What the task requires
Extract each line of the material that follows exactly and omit its pictures.

Source excerpt
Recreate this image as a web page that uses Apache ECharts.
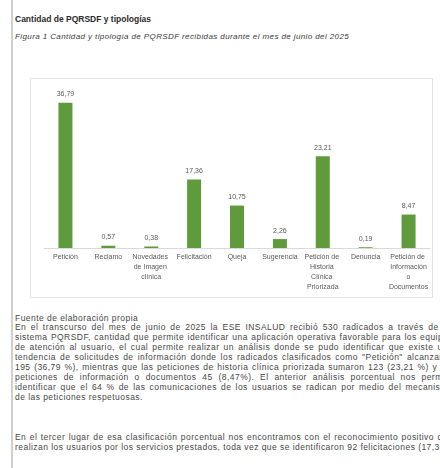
<!DOCTYPE html>
<html lang="es">
<head>
<meta charset="utf-8">
<title>Cantidad de PQRSDF y tipologías</title>
<script src="https://cdn.jsdelivr.net/npm/echarts@6/dist/echarts.min.js"></script>
<style>
  html, body { margin: 0; padding: 0; background: #fff; overflow: hidden; }
  body { width: 440px; height: 468px; position: relative; font-family: "Liberation Sans", Arial, sans-serif; color: #333; }
  .rule { position: absolute; left: 11px; top: 0; width: 2px; height: 468px; background: #cfcfcf; }
  .h { position: absolute; left: 15px; top: 14px; font-size: 8.5px; font-weight: bold; color: #2b2b2b; white-space: nowrap; }
  .cap { position: absolute; left: 15px; top: 32px; font-size: 8px; letter-spacing: 0.4px; font-style: italic; color: #3a3a3a; white-space: nowrap; }
  #box { position: absolute; left: 30px; top: 78px; width: 403px; height: 220px; border: 1px solid #e3e3e3; box-sizing: border-box; }
  #chart { position: absolute; left: 0; top: 0; width: 401px; height: 218px; }
  .txt { position: absolute; left: 15px; font-size: 8.5px; letter-spacing: 0.45px; line-height: 10px; color: #474747; }
  .txt div { width: 438px; white-space: nowrap; text-align: justify; text-align-last: justify; }
  .txt div.end { text-align-last: left; }
  .src { top: 313px; }
  .p1 { top: 322px; }
  .p2 { top: 432px; }
</style>
</head>
<body>
<div class="rule"></div>
<div class="h">Cantidad de PQRSDF y tipologías</div>
<div class="cap">Figura 1 Cantidad y tipología de PQRSDF recibidas durante el mes de junio del 2025</div>
<div id="box"><div id="chart"></div></div>
<div class="txt src"><div class="end">Fuente de elaboración propia</div></div>
<div class="txt p1">
  <div>En el transcurso del mes de junio de 2025 la ESE INSALUD recibió 530 radicados a través de su</div>
  <div>sistema PQRSDF, cantidad que permite identificar una aplicación operativa favorable para los equipos</div>
  <div>de atención al usuario, el cual permite realizar un análisis donde se pudo identificar que existe una</div>
  <div>tendencia de solicitudes de información donde los radicados clasificados como "Petición" alcanzaron</div>
  <div>195 (36,79 %), mientras que las peticiones de historia clínica priorizada sumaron 123 (23,21 %) y las</div>
  <div>peticiones de información o documentos 45 (8,47%). El anterior análisis porcentual nos permite</div>
  <div>identificar que el 64 % de las comunicaciones de los usuarios se radican por medio del mecanismo</div>
  <div class="end">de las peticiones respetuosas.</div>
</div>
<div class="txt p2">
  <div>En el tercer lugar de esa clasificación porcentual nos encontramos con el reconocimiento positivo que</div>
  <div>realizan los usuarios por los servicios prestados, toda vez que se identificaron 92 felicitaciones (17,36 %)</div>
</div>
<script>
// Tipologías de PQRSDF y su porcentaje en junio de 2025
const categories = [
  'Petición',
  'Reclamo',
  'Novedades de Imagen clínica',
  'Felicitación',
  'Queja',
  'Sugerencia',
  'Petición de Historia Clínica Priorizada',
  'Denuncia',
  'Petición de Información o Documentos'
];
const percentages = [36.79, 0.57, 0.38, 17.36, 10.75, 2.26, 23.21, 0.19, 8.47];

const chart = echarts.init(document.getElementById('chart'), null, { renderer: 'canvas' });
chart.setOption({
  animation: false,
  grid: { left: 13, right: 2, top: 11, bottom: 49 },
  xAxis: {
    type: 'category',
    data: categories,
    axisLine: { show: true, lineStyle: { color: '#d9d9d9', width: 1 } },
    axisTick: { show: false },
    axisLabel: {
      interval: 0,
      fontSize: 7,
      lineHeight: 10,
      color: '#595959',
      margin: 4,
      width: 40,
      overflow: 'break',
      fontFamily: 'Liberation Sans'
    }
  },
  yAxis: {
    type: 'value',
    min: 0,
    max: 40,
    show: false,
    splitLine: { show: false }
  },
  series: [{
    type: 'bar',
    data: percentages,
    barWidth: 14,
    itemStyle: { color: '#5f9b3d' },
    label: {
      show: true,
      position: 'top',
      distance: 5,
      fontSize: 7,
      color: '#595959',
      fontFamily: 'Liberation Sans',
      formatter: p => p.value.toFixed(2).replace('.', ',')
    }
  }]
});
</script>
</body>
</html>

Task result
Recreate this image as a web page that uses Apache ECharts.
<!DOCTYPE html>
<html lang="es">
<head>
<meta charset="utf-8">
<title>Cantidad de PQRSDF y tipologías</title>
<script src="https://cdn.jsdelivr.net/npm/echarts@6/dist/echarts.min.js"></script>
<style>
  html, body { margin: 0; padding: 0; background: #fff; overflow: hidden; }
  body { width: 440px; height: 468px; position: relative; font-family: "Liberation Sans", Arial, sans-serif; color: #333; }
  .rule { position: absolute; left: 11px; top: 0; width: 2px; height: 468px; background: #cfcfcf; }
  .h { position: absolute; left: 15px; top: 14px; font-size: 8.5px; font-weight: bold; color: #2b2b2b; white-space: nowrap; }
  .cap { position: absolute; left: 15px; top: 32px; font-size: 8px; letter-spacing: 0.4px; font-style: italic; color: #3a3a3a; white-space: nowrap; }
  #box { position: absolute; left: 30px; top: 78px; width: 403px; height: 220px; border: 1px solid #e3e3e3; box-sizing: border-box; }
  #chart { position: absolute; left: 0; top: 0; width: 401px; height: 218px; }
  .txt { position: absolute; left: 15px; font-size: 8.5px; letter-spacing: 0.45px; line-height: 10px; color: #474747; }
  .txt div { width: 438px; white-space: nowrap; text-align: justify; text-align-last: justify; }
  .txt div.end { text-align-last: left; }
  .src { top: 313px; }
  .p1 { top: 322px; }
  .p2 { top: 432px; }
</style>
</head>
<body>
<div class="rule"></div>
<div class="h">Cantidad de PQRSDF y tipologías</div>
<div class="cap">Figura 1 Cantidad y tipología de PQRSDF recibidas durante el mes de junio del 2025</div>
<div id="box"><div id="chart"></div></div>
<div class="txt src"><div class="end">Fuente de elaboración propia</div></div>
<div class="txt p1">
  <div>En el transcurso del mes de junio de 2025 la ESE INSALUD recibió 530 radicados a través de su</div>
  <div>sistema PQRSDF, cantidad que permite identificar una aplicación operativa favorable para los equipos</div>
  <div>de atención al usuario, el cual permite realizar un análisis donde se pudo identificar que existe una</div>
  <div>tendencia de solicitudes de información donde los radicados clasificados como "Petición" alcanzaron</div>
  <div>195 (36,79 %), mientras que las peticiones de historia clínica priorizada sumaron 123 (23,21 %) y las</div>
  <div>peticiones de información o documentos 45 (8,47%). El anterior análisis porcentual nos permite</div>
  <div>identificar que el 64 % de las comunicaciones de los usuarios se radican por medio del mecanismo</div>
  <div class="end">de las peticiones respetuosas.</div>
</div>
<div class="txt p2">
  <div>En el tercer lugar de esa clasificación porcentual nos encontramos con el reconocimiento positivo que</div>
  <div>realizan los usuarios por los servicios prestados, toda vez que se identificaron 92 felicitaciones (17,36 %)</div>
</div>
<script>
// Tipologías de PQRSDF y su porcentaje en junio de 2025
const categories = [
  'Petición',
  'Reclamo',
  'Novedades de Imagen clínica',
  'Felicitación',
  'Queja',
  'Sugerencia',
  'Petición de Historia Clínica Priorizada',
  'Denuncia',
  'Petición de Información o Documentos'
];
const percentages = [36.79, 0.57, 0.38, 17.36, 10.75, 2.26, 23.21, 0.19, 8.47];

const chart = echarts.init(document.getElementById('chart'), null, { renderer: 'canvas' });
chart.setOption({
  animation: false,
  grid: { left: 13, right: 2, top: 11, bottom: 49 },
  xAxis: {
    type: 'category',
    data: categories,
    axisLine: { show: true, lineStyle: { color: '#d9d9d9', width: 1 } },
    axisTick: { show: false },
    axisLabel: {
      interval: 0,
      fontSize: 7,
      lineHeight: 10,
      color: '#595959',
      margin: 4,
      width: 40,
      overflow: 'break',
      fontFamily: 'Liberation Sans'
    }
  },
  yAxis: {
    type: 'value',
    min: 0,
    max: 40,
    show: false,
    splitLine: { show: false }
  },
  series: [{
    type: 'bar',
    data: percentages,
    barWidth: 14,
    itemStyle: { color: '#5f9b3d' },
    label: {
      show: true,
      position: 'top',
      distance: 5,
      fontSize: 7,
      color: '#595959',
      fontFamily: 'Liberation Sans',
      formatter: p => p.value.toFixed(2).replace('.', ',')
    }
  }]
});
</script>
</body>
</html>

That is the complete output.